We demonstrate our proposed performance attribution by analyzing and comparing two covered call strategies. The first strategy mimics the CBOE S&P 500 BuyWrite Index (BXM), selling one-month at-the-money call options on option expiration dates. The second strategy mimics the CBOE S&P 500 2% OTM BuyWrite Index (BXY), selling one-month 2% out-of-the money call options on option expiration dates. Our performance attribution shows that passive equity is the dominant exposure for both covered call strategies. Short volatility contributes less than 10% of the risk, but with a Sharpe ratio near 1.0, adds approximately 2% annualized return to the covered call strategies.

Option-savvy market participants, such as market makers, are well aware that options include market timing, an active equity exposure. In fact, they often employ a delta-hedging program specifically designed to reduce the risk arising from this dynamic exposure. However, the covered call benchmark (CBOE BuyWrite Index) and most covered call funds do not hedge the time varying equity exposure arising from option convexity. Further, the risk and return contribution of an unhedged short option position’s dynamic equity exposure is by-and-large not reported by those who manage to those who invest in covered call strategies and is unaddressed in the covered call literature.

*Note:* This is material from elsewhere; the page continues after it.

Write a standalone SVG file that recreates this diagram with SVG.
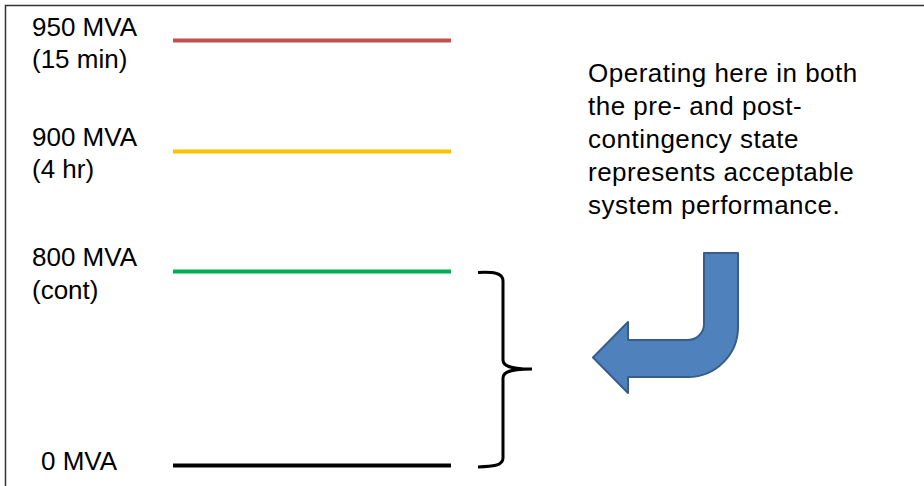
<svg xmlns="http://www.w3.org/2000/svg" width="924" height="486" viewBox="0 0 924 486">
  <style>
    .lbl { font-family: "Liberation Sans", Arial, sans-serif; font-size: 26px; fill: #000; }
    .note { font-size: 26px; letter-spacing: 0.5px; }
    .lvl { stroke-width: 4; fill: none; }
  </style>
  <rect x="0" y="0" width="924" height="486" fill="#fff"/>
  <g id="frame">
    <path d="M5.5,486 V5.5 H924" fill="none" stroke="#333" stroke-width="1.5"/>
  </g>
  <g id="level-950">
    <text class="lbl" x="32" y="36">950 MVA</text>
    <text class="lbl" x="32" y="68">(15 min)</text>
    <line class="lvl" x1="173" y1="40.5" x2="451" y2="40.5" stroke="#C0504D"/>
  </g>
  <g id="level-900">
    <text class="lbl" x="32" y="146">900 MVA</text>
    <text class="lbl" x="32" y="178">(4 hr)</text>
    <line class="lvl" x1="173" y1="151.5" x2="451" y2="151.5" stroke="#FFC000"/>
  </g>
  <g id="level-800">
    <text class="lbl" x="32" y="266">800 MVA</text>
    <text class="lbl" x="32" y="299">(cont)</text>
    <line class="lvl" x1="173" y1="271.5" x2="451" y2="271.5" stroke="#00B050"/>
  </g>
  <g id="level-0">
    <text class="lbl" x="41" y="470">0 MVA</text>
    <line class="lvl" x1="173" y1="465.5" x2="451" y2="465.5" stroke="#000"/>
  </g>
  <g id="note">
    <text class="lbl note" x="588" y="82">Operating here in both</text>
    <text class="lbl note" x="588" y="115">the pre- and post-</text>
    <text class="lbl note" x="588" y="148">contingency state</text>
    <text class="lbl note" x="588" y="181">represents acceptable</text>
    <text class="lbl note" x="588" y="214">system performance.</text>
  </g>
  <g id="connectors">
    <path id="brace" d="M478,272.5 C492,272 503,272 503,281 L503,360 C503,366 510,369 532,369 C510,369 503,372 503,378 L503,458 C503,466 492,466.5 478,467" fill="none" stroke="#000" stroke-width="3"/>
    <path id="arrow" d="M704,253 L738,253 L738,327 A50,50 0 0 1 688,377 L628,377 L628,393 L593,357.5 L628,322 L628,340 L688,340 A16,16 0 0 0 704,324 Z" fill="#4F81BD" stroke="#385D8A" stroke-width="2" stroke-linejoin="round"/>
  </g>
</svg>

We employ our performance attribution to document that market timing is responsible for about one-quarter of the at-the-money covered call’s risk. The timing bet is smallest immediately after option expiration and largest just prior to option expiration. In fact, on the day before the call option expires, the equity timing position provides on average nearly the same risk as the passive equity exposure. We further show that covered call investors have not been compensated for bearing this risk. Because the embedded market timing is hedgeable by trading the underlying equity, covered call investors do not need to take that bet to earn the volatility risk premium. In other words, by shorting an option, covered calls include a market timing exposure that bets on equity reversals whose risk is material, uncompensated, and unnecessary for earning the volatility risk premium.

Having identified the covered call’s active equity exposure as an uncompensated contributor to risk, our final contribution analyzes a risk-managed covered call strategy that hedges away the identified dynamic equity exposure. On each day, the covered call’s active equity exposure may be measured by computing the delta of the strategy’s call option. The strategy trades an offsetting amount of the S&P 500 so that the covered call’s equity exposure remains constant. This risk management exercise mimics the delta-hedging approach taken by volatility desks. In so doing, the risk-managed covered call achieves higher risk-adjusted returns than does the traditional covered call because it continues to collect the same amount of equity and volatility risk premium, but is no longer exposed to equity market timing risk."